Foals & Colostrum

With foaling season now upon us in the Southern Hemisphere, it’s worth taking a moment to appreciate the importance of good quality colostrum. Colostrum provides antibodies (immunoglobulins), which are concentrated in a mare’s milk during the 10-14 days prior to foaling. These immunoglobulins are essential in helping to provide immunity against common diseases in a foal’s first few weeks of life.

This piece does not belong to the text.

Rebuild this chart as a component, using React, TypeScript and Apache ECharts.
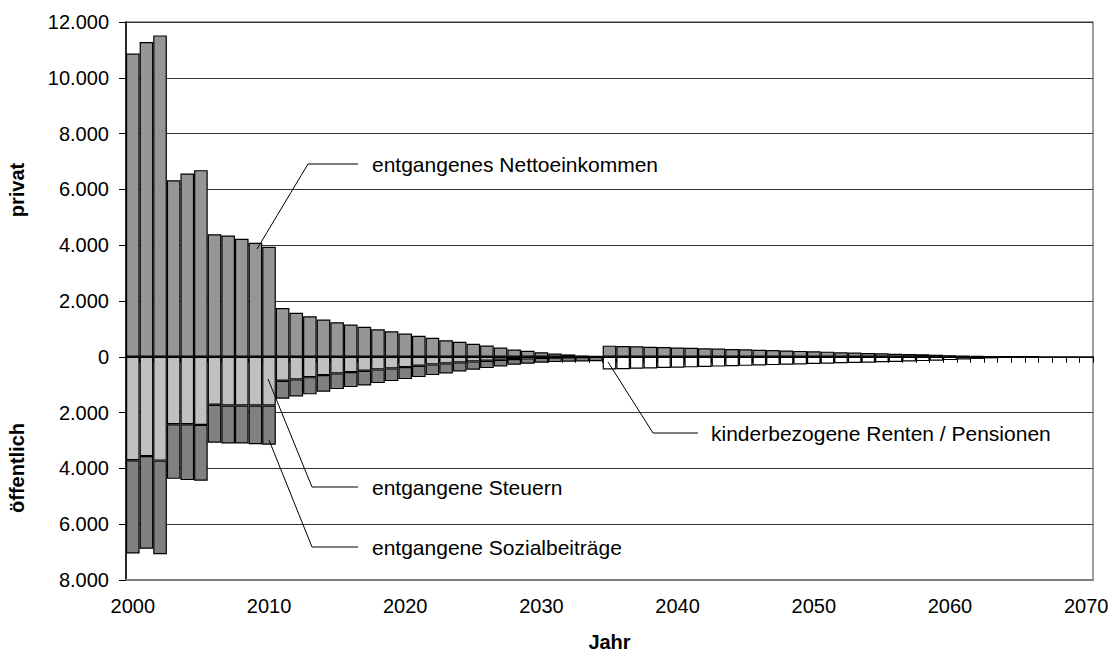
import React, { useEffect, useRef } from "react";
import * as echarts from "echarts";

const years = [
  "2000", "2001", "2002", "2003", "2004", "2005", "2006", "2007", "2008", "2009",
  "2010", "2011", "2012", "2013", "2014", "2015", "2016", "2017", "2018", "2019",
  "2020", "2021", "2022", "2023", "2024", "2025", "2026", "2027", "2028", "2029",
  "2030", "2031", "2032", "2033", "2034", "2035", "2036", "2037", "2038", "2039",
  "2040", "2041", "2042", "2043", "2044", "2045", "2046", "2047", "2048", "2049",
  "2050", "2051", "2052", "2053", "2054", "2055", "2056", "2057", "2058", "2059",
  "2060", "2061", "2062", "2063", "2064", "2065", "2066", "2067", "2068", "2069",
  "2070",
];

// private side (positive), from 2000
const nettoeinkommen = [
  10870, 11280, 11520, 6330, 6570, 6690, 4395, 4350, 4230, 4085,
  3945, 1745, 1577, 1455, 1337, 1240, 1158, 1075, 990, 918,
  835, 753, 681, 595, 538, 466, 405, 333, 262, 215,
  165, 120, 85, 50, 25,
];

// public side (shown below zero), from 2000
const steuern = [
  3710, 3560, 3720, 2420, 2420, 2440, 1720, 1745, 1745, 1745,
  1745, 860, 810, 730, 656, 595, 548, 502, 452, 416,
  369, 323, 272, 237, 201, 165, 143, 108, 82, 57,
  40, 25, 15, 8, 4,
];

const sozialbeitraege = [
  3340, 3320, 3355, 1955, 2000, 2005, 1360, 1365, 1365, 1385,
  1410, 645, 610, 615, 598, 563, 538, 523, 491, 455,
  430, 405, 384, 358, 322, 301, 262, 236, 205, 194,
  175, 165, 160, 157, 156,
];

// child-related pensions, from 2035
const rentenPrivat = [
  400, 388, 375, 362, 349, 336, 322, 309, 295, 281,
  268, 254, 240, 226, 212, 198, 184, 165, 150, 138,
  125, 112, 100, 88, 74, 58, 42, 30, 18, 10,
  5, 2,
];

const rentenOeffentlich = [
  455, 443, 430, 417, 404, 391, 378, 365, 351, 338,
  324, 311, 298, 285, 272, 258, 245, 233, 221, 209,
  197, 185, 170, 155, 138, 118, 97, 76, 56, 38,
  22, 10,
];

const FONT = "'Liberation Sans', Arial, Helvetica, sans-serif";

function align(values: number[], startYear: number, sign: number) {
  return years.map((y) => {
    const i = Number(y) - startYear;
    return i >= 0 && i < values.length ? sign * values[i] : null;
  });
}

function fmt(v: number) {
  return String(Math.abs(v)).replace(/\B(?=(\d{3})+(?!\d))/g, ".");
}

const barBase = {
  type: "bar",
  stack: "all",
  xAxisIndex: 0,
  barCategoryGap: "0%",
};

function border(color: string) {
  return { color, borderColor: "#000", borderWidth: 1.2 };
}

const textStyle = (text: string) => ({
  text,
  fontSize: 21,
  fontFamily: FONT,
  fill: "#000",
  align: "left",
  verticalAlign: "middle",
});

export default function App() {
  const ref = useRef<HTMLDivElement>(null);
  useEffect(() => {
    if (!ref.current) return;
    const chart = echarts.init(ref.current, undefined, { renderer: "svg" });
    chart.setOption({
      animation: false,
      backgroundColor: "#fff",
      grid: {
        left: 126,
        right: 19,
        top: 22,
        bottom: 76,
        show: true,
        borderColor: "#808080",
        borderWidth: 1.5,
      },
      xAxis: [
        {
          type: "category",
          data: years,
          position: "bottom",
          boundaryGap: true,
          axisLine: { onZero: false, lineStyle: { color: "#808080", width: 2 } },
          axisTick: { show: false },
          axisLabel: { interval: 9, color: "#000", fontSize: 20, fontFamily: FONT, margin: 16 },
          splitLine: { show: false },
          name: "Jahr",
          nameLocation: "middle",
          nameGap: 52,
          nameTextStyle: { fontWeight: "bold", fontSize: 20, color: "#000", fontFamily: FONT },
        },
        {
          type: "category",
          data: years,
          position: "top",
          boundaryGap: true,
          axisLine: { onZero: true, lineStyle: { color: "#000", width: 1.5 } },
          axisTick: { show: true, inside: true, interval: 0, length: 6, lineStyle: { color: "#000", width: 1 } },
          axisLabel: { show: false },
          splitLine: { show: false },
        },
      ],
      yAxis: {
        type: "value",
        min: -8000,
        max: 12000,
        interval: 2000,
        axisLine: { show: true, lineStyle: { color: "#000", width: 1.5 } },
        axisTick: { show: true, length: 7, lineStyle: { color: "#000", width: 1 } },
        axisLabel: { formatter: fmt, color: "#000", fontSize: 20, fontFamily: FONT, margin: 17 },
        splitLine: { show: true, lineStyle: { color: "#333", width: 1 } },
      },
      series: [
        { ...barBase, name: "entgangenes Nettoeinkommen", data: align(nettoeinkommen, 2000, 1), itemStyle: border("#969696") },
        { ...barBase, name: "kinderbezogene Renten (privat)", data: align(rentenPrivat, 2035, 1), itemStyle: border("#969696") },
        { ...barBase, name: "entgangene Steuern", data: align(steuern, 2000, -1), itemStyle: border("#c0c0c0") },
        { ...barBase, name: "entgangene Sozialbeiträge", data: align(sozialbeitraege, 2000, -1), itemStyle: border("#808080") },
        { ...barBase, name: "kinderbezogene Renten / Pensionen", data: align(rentenOeffentlich, 2035, -1), itemStyle: border("#ffffff") },
      ],
      graphic: [
        { type: "polyline", z: 100, shape: { points: [[257, 249], [308, 164], [358, 164]] }, style: { stroke: "#000", lineWidth: 1, fill: "none" } },
        { type: "text", z: 100, x: 372, y: 164, style: textStyle("entgangenes Nettoeinkommen") },
        { type: "polyline", z: 100, shape: { points: [[268, 379], [312, 487], [358, 487]] }, style: { stroke: "#000", lineWidth: 1, fill: "none" } },
        { type: "text", z: 100, x: 372, y: 487, style: textStyle("entgangene Steuern") },
        { type: "polyline", z: 100, shape: { points: [[269, 440], [312, 547], [358, 547]] }, style: { stroke: "#000", lineWidth: 1, fill: "none" } },
        { type: "text", z: 100, x: 372, y: 547, style: textStyle("entgangene Sozialbeiträge") },
        { type: "polyline", z: 100, shape: { points: [[608, 362], [653, 433], [698, 433]] }, style: { stroke: "#000", lineWidth: 1, fill: "none" } },
        { type: "text", z: 100, x: 711, y: 433, style: textStyle("kinderbezogene Renten / Pensionen") },
        {
          type: "text", z: 100, x: 17, y: 190, rotation: Math.PI / 2,
          style: { text: "privat", fontSize: 20, fontWeight: "bold", fontFamily: FONT, fill: "#000", align: "center", verticalAlign: "middle" },
        },
        {
          type: "text", z: 100, x: 17, y: 468, rotation: Math.PI / 2,
          style: { text: "öffentlich", fontSize: 20, fontWeight: "bold", fontFamily: FONT, fill: "#000", align: "center", verticalAlign: "middle" },
        },
      ],
    });
    return () => chart.dispose();
  }, []);
  return (
    <div
      ref={ref}
      style={{ position: "absolute", left: 0, top: 0, width: 1112, height: 657 }}
    />
  );
}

If a foal doesn’t receive or absorb adequate levels of colostrum within 16 hours of birth, it is predisposed to a higher risk of bacterial infection. The capacity of the small intestine to absorb and transfer antibodies is greatest during the first 6-8 hours after birth. Thus the sooner a foal gets colostrum into it, the better. A foal’s ability to absorb colostrum declines substantially after 12 hours and within 24 hours after birth the specialised intestinal cells which absorb colostrum are replaced by cells incapable of transferring antibodies.

Colostrum contains three types of protein immunoglobulins:

*IgG- which helps to provide immunity against bacterial and infective diseases;
*IgM- for general immunity
*IgA- which increases in milk after a mare has foaled. IgA is unique in that it is not absorbed into the body. It provides local gut protection against bacteria, viruses and other germs that can cause diarrhoea in a foal.

Colostrum also has a natural laxative effect- which helps stimulate a foal’s bowels to promote the passing of meconium (accumulated wastes).